Initiative commits $150 million to $300 million to roadways through 2035, depending on sales tax performance
McKINNEY, Texas (June 29, 2022) – The City of McKinney, the McKinney Economic Development Corporation (MEDC), and the McKinney Community Development Corporation (MCDC) announced a new initiative to commit sales tax dollars to invest in new roadway infrastructure through 2035. The announcement follows the adoption of a resolution at the June 21 City Council meeting, and comes amid McKinney’s continued rapid growth and the mutually-recognized need for more arterial roadways that connect commercial and business corridors in the community. Under Texas law, construction of public infrastructure, such as streets and roads, is one of the intended uses of Type A (MEDC) and Type B (MCDC) corporation sales tax revenues for promoting new and expanded businesses in McKinney.
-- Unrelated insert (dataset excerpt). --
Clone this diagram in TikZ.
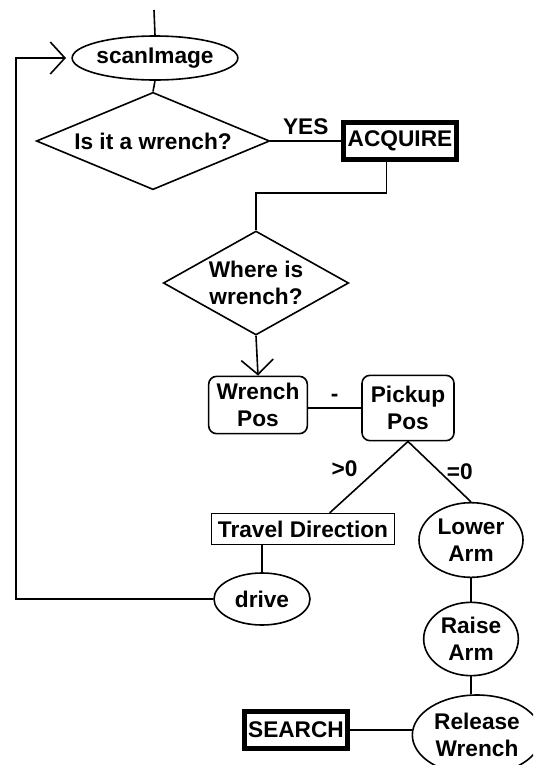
\documentclass[tikz,border=0pt]{standalone}
\usepackage{fontspec}
\setmainfont{Liberation Sans}
\usetikzlibrary{shapes.geometric,arrows.meta}

\begin{document}
\begin{tikzpicture}[x=0.75pt,y=-0.75pt,
    font=\fontsize{17}{20.5}\selectfont\bfseries,
    every node/.style ={inner sep=0pt},
    oval/.style ={ellipse, draw, line width=1.2pt, align=center},
    decision/.style ={diamond, draw, line width=1.2pt, align=center},
    roundbox/.style ={rectangle, rounded corners=6pt, draw, line width=1.2pt, align=center},
    plainbox/.style ={rectangle, draw, line width=1.2pt},
    terminal/.style ={rectangle, draw, line width=3.5pt},
    link/.style ={line width=1.2pt},
    chevron/.style ={line width=1.2pt, -{Straight Barb[length=11pt,width=24pt]}}]
   \clip (0,0) rectangle (533,765);

   \node[oval, minimum width=117pt, minimum height=33pt] (scan) at (155,58) {scanImage};
   \node[decision, aspect=2.39, minimum width=175pt, minimum height=73pt] (wrench) at (153,141) {Is it a wrench?};
   \node[terminal, minimum width=85pt, minimum height=28pt] (acquire) at (400,141) {ACQUIRE};
   \node[decision, aspect=1.8, minimum width=139pt, minimum height=78pt] (where) at (256,283) {Where is\\wrench?};
   \node[roundbox, minimum width=74pt, minimum height=43pt] (wpos) at (258,405) {Wrench\\Pos};
   \node[roundbox, minimum width=69pt, minimum height=49pt] (ppos) at (408,408) {Pickup\\Pos};
   \node[plainbox, minimum width=137pt, minimum height=23pt] (travel) at (303,529) {Travel Direction};
   \node[oval, minimum width=72pt, minimum height=39pt] (drive) at (262,599) {drive};
   \node[oval, minimum width=78pt, minimum height=56pt] (lower) at (471,540) {Lower\\Arm};
   \node[oval, minimum width=71pt, minimum height=55pt] (raise) at (471,639) {Raise\\Arm};
   \node[oval, minimum width=97pt, minimum height=60pt] (release) at (477,735) {Release\\Wrench};
   \node[terminal, minimum width=77pt, minimum height=28pt] (search) at (296,730) {SEARCH};

   \coordinate (entry) at (154,10);
   \coordinate (loopcorner) at (16,58);

   \draw[link] (entry) to (scan.north);
   \draw[link] (scan.south) to (wrench.north);
   \draw[link] (wrench.east) to node[above=4pt] {YES} (acquire.west);
   \draw[link] ([xshift=-10pt]acquire.south) -- ++(0,31) -| (where.north);
   \draw[chevron] (where.south) to (wpos.north);
   \draw[link] (ppos.west -| wpos.east) to node[above=4pt] {-} (ppos.west);
   \draw[link] (ppos.south) to node[above left, xshift=-8pt] {>0} ([xshift=20pt]travel.north);
   \draw[link] (ppos.south) to node[right=5pt] {=0} (lower.north);
   \draw[link] (drive.north |- travel.south) to (drive.north);
   \draw[link] (lower.south) to (raise.north);
   \draw[link] (raise.south) to (raise.south |- release.north);
   \draw[link] (search.east) to (search.east -| release.west);

   % back round to the scan
   \draw[chevron] (drive.west) -| (loopcorner) -- ([xshift=-4pt]scan.west);
 \end{tikzpicture}
\end{document}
“Since 2002, the city has invested nearly $320 million in new road infrastructure and more than $112 million in roadway maintenance and reconstruction. With the rapid growth of our city and the need for expanded roadways, this commitment by MEDC and MCDC will greatly aid our effort to invest in our community’s future public infrastructure,” Mayor George Fuller said. “This will send a strong signal to the business and investment community that McKinney takes infrastructure seriously and will do so for years to come.”
The contributions by MEDC, MCDC, and the city will range from $150 million to $300 million through 2035, depending on sales tax performance. For example, an average of 5% in sales tax growth year over year would result in $112 million for this program combined from MEDC and MCDC through 2035, in addition to the over $200 million estimated from the city over the same time period. An average of 8% in sales tax growth would change the MEDC/MCDC number to about $187 million. That would then be added to the city’s capital improvement program to augment roadway infrastructure investment targeted toward business development.
“Continually improving the quality of life in McKinney is critical for attracting new businesses and providing a vibrant community for our residents,” MEDC Board President Michael Jones said. “The dedication of Type A & B sales tax dollars for road infrastructure improvements around McKinney will aid in ensuring that we maintain the highest standards of quality in all aspects of economic development in our community.”
“Our roadways are the critical connectors for McKinney’s current and future businesses, as well as their employees and customers. Keeping them in quality condition maintains McKinney as a city of choice,” said MCDC Board Chair Angela Richardson Woods.
MEDC, MCDC, and the city have a proven history of working together for good, as highlighted by the success of the AT&T Byron Nelson tournament.
“The combination of investment among all three entities is a game-changer for how we can fund our roadway infrastructure,” City Manager Paul Grimes said. “We can use these dollars to leverage state and federal funds and partner with the county’s initiative for expanding arterial roadways.”